In 1906 Mark Twain was in his seventies. On the recommendation of his biographer, Albert Bigelow Paine, he purchased 240 acres in Redding, CT, and built an Italianate house, calling it ‘Stormfield’. In June, 1908, Clemens moved to the new property and lived there until his death in 1910. His youngest daughter and close companion: Jean, was given a house on the northeast corner of the estate.
Within five months of moving to Redding, Clemens joined with his new neighbors to form the Mark Twain Library Association. A Mr. Adams donated the land where the Library now stands. Clemens enjoyed raising money for the Library through such amusing stratagems as charging his houseguests to retrieve their luggage as well as supper dances and benefit concerts.
Jean Clemens died tragically on Christmas Eve, 1909 from a seizure.
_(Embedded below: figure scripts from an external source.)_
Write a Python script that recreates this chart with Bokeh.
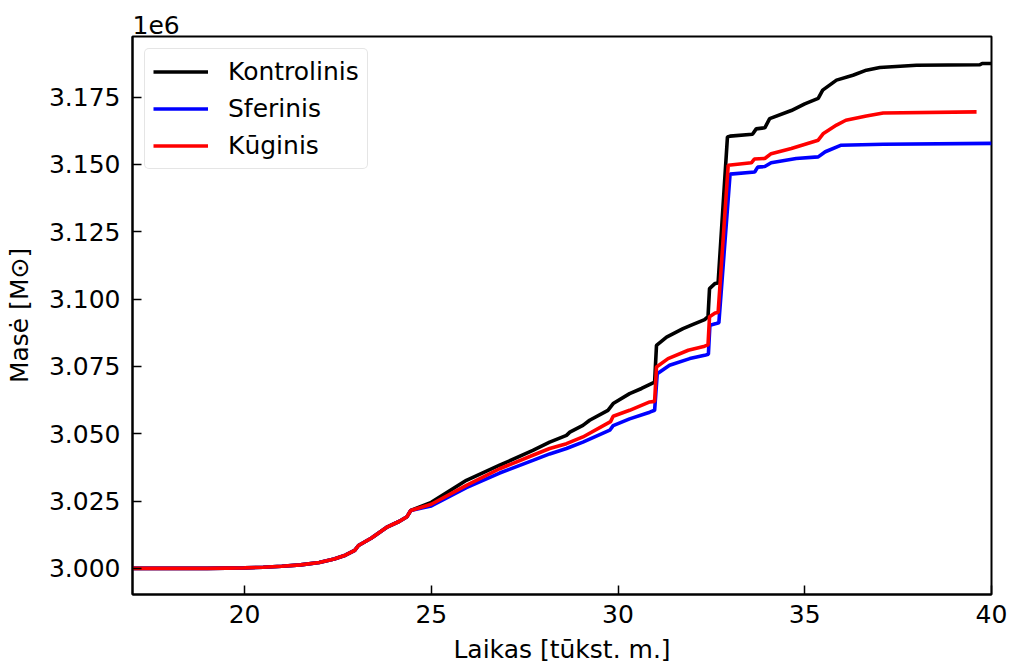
from bokeh.plotting import figure
from bokeh.models import FixedTicker, PrintfTickFormatter, Legend, LegendItem, Range1d, Title
from bokeh.embed import file_html
from bokeh.resources import INLINE

# Mass in units of 1e6 solar masses, time in thousands of years
shared_t = [17.0, 18.0, 19.0, 20.0, 20.5, 21.0, 21.5, 22.0, 22.4, 22.7, 22.95, 23.05,
            23.4, 23.8, 24.15, 24.35, 24.45]
shared_m = [3.0000, 3.0000, 3.0000, 3.0002, 3.0004, 3.0008, 3.0013, 3.0022, 3.0035, 3.0049,
            3.0067, 3.0085, 3.0113, 3.0152, 3.0175, 3.0192, 3.0215]

kontrolinis_t = [25.0, 25.94, 26.83, 27.72, 28.17, 28.62, 28.71, 29.06, 29.24, 29.73, 29.87,
                 30.31, 30.63, 30.98, 31.03, 31.3, 31.74, 32.01, 32.32, 32.41, 32.45, 32.6,
                 32.68, 32.93, 33.0, 33.6, 33.7, 33.93, 34.06, 34.64, 35.0, 35.36, 35.48,
                 35.85, 36.29, 36.65, 37.01, 37.99, 39.69, 39.75, 40.0]
kontrolinis_m = [3.0245, 3.0327, 3.0383, 3.0438, 3.0469, 3.0494, 3.0506, 3.0531, 3.0550,
                 3.0587, 3.0612, 3.0649, 3.0668, 3.0692, 3.0828, 3.0859, 3.0890, 3.0906,
                 3.0924, 3.0935, 3.1039, 3.1058, 3.1060, 3.1602, 3.1605, 3.1612, 3.1632,
                 3.1636, 3.1670, 3.1700, 3.1725, 3.1745, 3.1776, 3.1813, 3.1831, 3.1850,
                 3.1860, 3.1868, 3.1870, 3.1875, 3.1875]

sferinis_t = [25.0, 25.94, 26.83, 27.72, 28.17, 28.62, 29.06, 29.78, 29.87, 30.31, 30.85,
              30.98, 31.05, 31.38, 31.92, 32.32, 32.42, 32.46, 32.63, 32.7, 33.0, 33.66,
              33.74, 33.93, 34.1, 34.77, 35.36, 35.55, 35.96, 37.1, 40.0]
sferinis_m = [3.0232, 3.0300, 3.0354, 3.0401, 3.0425, 3.0445, 3.0469, 3.0513, 3.0530,
              3.0555, 3.0580, 3.0587, 3.0723, 3.0754, 3.0779, 3.0791, 3.0795, 3.0903,
              3.0909, 3.0912, 3.1464, 3.1472, 3.1490, 3.1492, 3.1506, 3.1522, 3.1528,
              3.1547, 3.1571, 3.1575, 3.1578]

kuginis_t = [25.0, 25.94, 26.83, 27.72, 28.17, 28.62, 29.06, 29.8, 29.87, 30.31, 30.85,
             30.98, 31.03, 31.34, 31.88, 32.32, 32.41, 32.45, 32.6, 32.68, 32.95, 33.57,
             33.65, 33.93, 34.1, 34.64, 35.36, 35.5, 35.85, 36.1, 36.65, 37.1, 39.6]
kuginis_m = [3.0238, 3.0308, 3.0370, 3.0420, 3.0445, 3.0463, 3.0488, 3.0545, 3.0565,
             3.0587, 3.0618, 3.0620, 3.0748, 3.0779, 3.0810, 3.0825, 3.0830, 3.0934,
             3.0948, 3.0950, 3.1497, 3.1506, 3.1520, 3.1522, 3.1540, 3.1559, 3.1590,
             3.1615, 3.1646, 3.1664, 3.1680, 3.1691, 3.1695]

labels = ["Kontrolinis", "Sferinis", "Kūginis"]
colors = ["black", "blue", "red"]
x_ticks = [20, 25, 30, 35, 40]
y_ticks = [3.000, 3.025, 3.050, 3.075, 3.100, 3.125, 3.150, 3.175]

FONT = "DejaVu Sans"
FS = "25px"

p = figure(width=1013, height=666, output_backend="svg", toolbar_location=None,
           x_range=Range1d(17, 40), y_range=Range1d(2.9903, 3.1975),
           min_border_left=132, min_border_right=22, min_border_top=36, min_border_bottom=72)
p.background_fill_color = "white"
p.border_fill_color = "white"
p.xgrid.visible = False
p.ygrid.visible = False
p.outline_line_color = "black"
p.outline_line_width = 2

p.title = Title(text="1e6", align="left", text_font=FONT, text_font_size=FS,
                text_font_style="normal", text_color="black", standoff=5, offset=0)

series = [
    (shared_t + kontrolinis_t, shared_m + kontrolinis_m),
    (shared_t + sferinis_t, shared_m + sferinis_m),
    (shared_t + kuginis_t, shared_m + kuginis_m),
]
renderers = []
for (t, m), lab, col in zip(series, labels, colors):
    r = p.line(t, m, line_color=col, line_width=3.6)
    renderers.append((lab, r))

legend = Legend(items=[LegendItem(label=lab, renderers=[r]) for lab, r in renderers],
                location="top_left")
legend.label_text_font = FONT
legend.label_text_font_size = FS
legend.label_text_color = "black"
legend.glyph_width = 55
legend.glyph_height = 27
legend.label_height = 27
legend.label_standoff = 20
legend.spacing = 8
legend.padding = 8
legend.margin = 12
legend.border_line_color = "#cccccc"
legend.border_line_width = 1.5
legend.border_radius = 5
legend.background_fill_alpha = 0.8
p.add_layout(legend)

for ax in (p.xaxis[0], p.yaxis[0]):
    ax.axis_line_width = 2
    ax.major_tick_in = 9
    ax.major_tick_out = 0
    ax.major_tick_line_width = 1.5
    ax.minor_tick_in = 0
    ax.minor_tick_out = 0
    ax.major_label_text_font = FONT
    ax.major_label_text_font_size = FS
    ax.major_label_text_color = "black"
    ax.axis_label_text_font = FONT
    ax.axis_label_text_font_size = FS
    ax.axis_label_text_font_style = "normal"
    ax.axis_label_text_color = "black"

p.xaxis.ticker = FixedTicker(ticks=x_ticks)
p.yaxis.ticker = FixedTicker(ticks=y_ticks)
p.yaxis.formatter = PrintfTickFormatter(format="%.3f")
p.xaxis.major_label_standoff = 10
p.yaxis.major_label_standoff = 12
p.xaxis.axis_label = "Laikas [tūkst. m.]"
p.yaxis.axis_label = "Masė [M⊙]"
p.xaxis.axis_label_standoff = 9
p.yaxis.axis_label_standoff = 12

open("out.html", "w").write(file_html(p, INLINE))
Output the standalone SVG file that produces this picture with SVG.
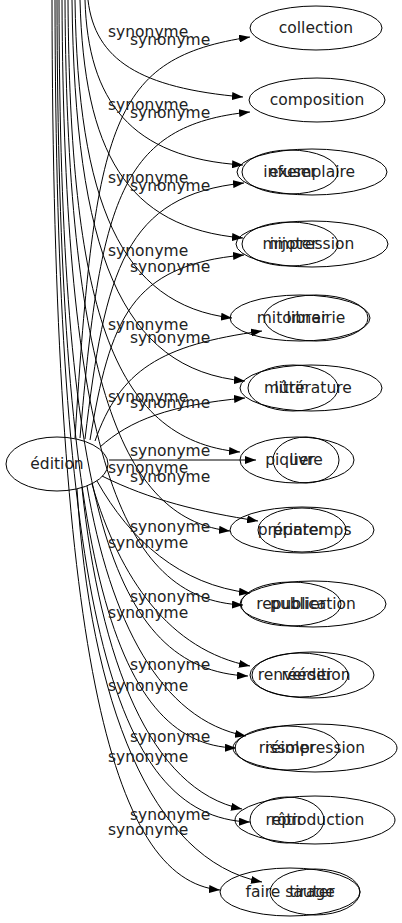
<svg xmlns="http://www.w3.org/2000/svg" width="402" height="923" viewBox="0 0 402 923">
<defs>
<marker id="ah" markerWidth="11" markerHeight="8" refX="11" refY="4" orient="auto" markerUnits="userSpaceOnUse">
<path d="M0,0 L11,4 L0,8 z" fill="#000"/>
</marker>
<style>
.n ellipse{fill:none;stroke:#000;stroke-width:1}
.n text,.l{font-family:"DejaVu Sans",sans-serif;font-size:15.5px;fill:#222}
.n text{text-anchor:middle}
#edges path{fill:none;stroke:#000;stroke-width:1;marker-end:url(#ah)}
</style>
</defs>
<rect width="402" height="923" fill="#fff"/>
<g id="edges">
<path d="M75,438 C95,120 112,58 250,37"/>
<path d="M80,438 C100,200 120,125 250,112"/>
<path d="M85,439 C105,270 125,195 244,183"/>
<path d="M90,440 C110,320 130,265 244,255"/>
<path d="M95,441 C120,370 160,345 262,331"/>
<path d="M100,447 C130,420 170,405 245,398"/>
<path d="M109,460 L256,460"/>
<path d="M102,476 C150,500 200,512 258,521"/>
<path d="M97,481 C130,540 180,585 250,593"/>
<path d="M92,484 C120,580 170,650 250,666"/>
<path d="M87,486 C110,620 160,720 246,736"/>
<path d="M82,488 C100,660 150,790 242,809"/>
<path d="M77,489 C90,700 150,860 262,882"/>
<path d="M88,0 C95,60 140,88 243,97"/>
<path d="M85,0 C88,100 130,158 243,165"/>
<path d="M80,0 C84,150 125,228 243,238"/>
<path d="M75,0 C78,200 120,305 232,318"/>
<path d="M72,0 C75,250 120,370 245,381"/>
<path d="M68,0 C70,300 110,440 240,452"/>
<path d="M65,0 C67,400 130,520 230,531"/>
<path d="M62,0 C64,450 120,600 243,605"/>
<path d="M59,0 C60,500 110,670 248,676"/>
<path d="M57,0 C58,550 110,745 236,748"/>
<path d="M55,0 C56,600 110,818 250,822"/>
<path d="M52,0 C53,650 110,880 220,890"/>
</g>
<g id="labels">
<text class="l" x="108" y="37">synonyme</text>
<text class="l" x="130" y="45">synonyme</text>
<text class="l" x="108" y="110">synonyme</text>
<text class="l" x="130" y="118">synonyme</text>
<text class="l" x="108" y="183">synonyme</text>
<text class="l" x="130" y="191">synonyme</text>
<text class="l" x="108" y="256">synonyme</text>
<text class="l" x="130" y="272">synonyme</text>
<text class="l" x="108" y="330">synonyme</text>
<text class="l" x="130" y="343">synonyme</text>
<text class="l" x="108" y="402">synonyme</text>
<text class="l" x="130" y="408">synonyme</text>
<text class="l" x="130" y="456">synonyme</text>
<text class="l" x="108" y="473">synonyme</text>
<text class="l" x="130" y="482">synonyme</text>
<text class="l" x="130" y="532">synonyme</text>
<text class="l" x="108" y="548">synonyme</text>
<text class="l" x="130" y="602">synonyme</text>
<text class="l" x="108" y="618">synonyme</text>
<text class="l" x="130" y="670">synonyme</text>
<text class="l" x="108" y="691">synonyme</text>
<text class="l" x="130" y="742">synonyme</text>
<text class="l" x="108" y="762">synonyme</text>
<text class="l" x="130" y="820">synonyme</text>
<text class="l" x="108" y="835">synonyme</text>
</g>
<g id="edition" class="n"><ellipse cx="57" cy="464" rx="51" ry="27"/><text x="57" y="469">édition</text></g>
<g id="collection" class="n"><ellipse cx="316" cy="28" rx="66" ry="22"/><text x="316" y="33">collection</text></g>
<g id="composition" class="n"><ellipse cx="317" cy="100" rx="68" ry="22"/><text x="317" y="105">composition</text></g>
<g id="exemplaire" class="n"><ellipse cx="312" cy="172" rx="75" ry="23"/><text x="312" y="177">exemplaire</text></g>
<g id="infuser" class="n"><ellipse cx="290" cy="172" rx="48" ry="22"/><text x="290" y="177">infuser</text></g>
<g id="impression" class="n"><ellipse cx="312" cy="244" rx="76" ry="23"/><text x="312" y="249">impression</text></g>
<g id="mijoter" class="n"><ellipse cx="290" cy="244" rx="48" ry="22"/><text x="290" y="249">mijoter</text></g>
<g id="librairie" class="n"><ellipse cx="316" cy="318" rx="52" ry="23"/><text x="316" y="323">librairie</text></g>
<g id="mitonner" class="n"><ellipse cx="300" cy="318" rx="70" ry="23"/><text x="292" y="323">mitonner</text></g>
<g id="litterature" class="n"><ellipse cx="311" cy="388" rx="71" ry="23"/><text x="313" y="393">littérature</text></g>
<g id="murir" class="n"><ellipse cx="293" cy="388" rx="45" ry="23"/><text x="285" y="393">mûrir</text></g>
<g id="livre" class="n"><ellipse cx="306" cy="460" rx="33" ry="23"/><text x="306" y="465">livre</text></g>
<g id="piquer" class="n"><ellipse cx="297" cy="460" rx="57" ry="23"/><text x="290" y="465">piquer</text></g>
<g id="printemps" class="n"><ellipse cx="302" cy="530" rx="72" ry="23"/><text x="312" y="535">printemps</text></g>
<g id="preparer" class="n"><ellipse cx="302" cy="530" rx="44" ry="22"/><text x="291" y="535">préparer</text></g>
<g id="publication" class="n"><ellipse cx="313" cy="604" rx="73" ry="23"/><text x="313" y="609">publication</text></g>
<g id="republier" class="n"><ellipse cx="291" cy="604" rx="50" ry="22"/><text x="291" y="609">republier</text></g>
<g id="reedition" class="n"><ellipse cx="312" cy="675" rx="62" ry="23"/><text x="316" y="680">réédition</text></g>
<g id="renverser" class="n"><ellipse cx="300" cy="675" rx="48" ry="22"/><text x="295" y="680">renverser</text></g>
<g id="reimpression" class="n"><ellipse cx="315" cy="748" rx="82" ry="24"/><text x="315" y="753">réimpression</text></g>
<g id="rissoler" class="n"><ellipse cx="287" cy="748" rx="52" ry="22"/><text x="287" y="753">rissoler</text></g>
<g id="reproduction" class="n"><ellipse cx="315" cy="820" rx="80" ry="24"/><text x="315" y="825">reproduction</text></g>
<g id="rotir" class="n"><ellipse cx="287" cy="820" rx="37" ry="23"/><text x="287" y="825">rôtir</text></g>
<g id="faire-sauter" class="n"><ellipse cx="290" cy="892" rx="70" ry="24"/><text x="290" y="897">faire sauter</text></g>
<g id="tirage" class="n"><ellipse cx="315" cy="892" rx="45" ry="23"/><text x="312" y="897">tirage</text></g>
</svg>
A day or two before Samuel Clemens died in April 1910, he wrote a generous check for the construction of a library building to house his personal collection of books. This was combined with the $6000 proceeds from the sale of Jean Clemens’ house to erect the Jean L. Clemens Memorial Building. This Library opened in late 1910 and served the Redding community for almost 60 years.
In 1972, a round addition allowed increased space for both books and community functions. Work on the most recent renovations occurred in 2000. The additions and renovations pictured here reflect Redding’s growing needs for books, media and technology as well as children's activities and community spaces.
The role of libraries have changed. Ironically, in the age of the internet, the need for research and help finding good information has increased. Libraries continue to fill the needs of early learning, fostering a love of the written word and the free exchange of ideas, but have also become a center for community interaction.
The Mark Twain Library offers public meeting spaces, with their own entrances, that can be isolated from the stack areas for security. Central spaces have been designed to allow public gatherings for fund-raising as well as small theatrical presentations, including films, readings, lectures and live music.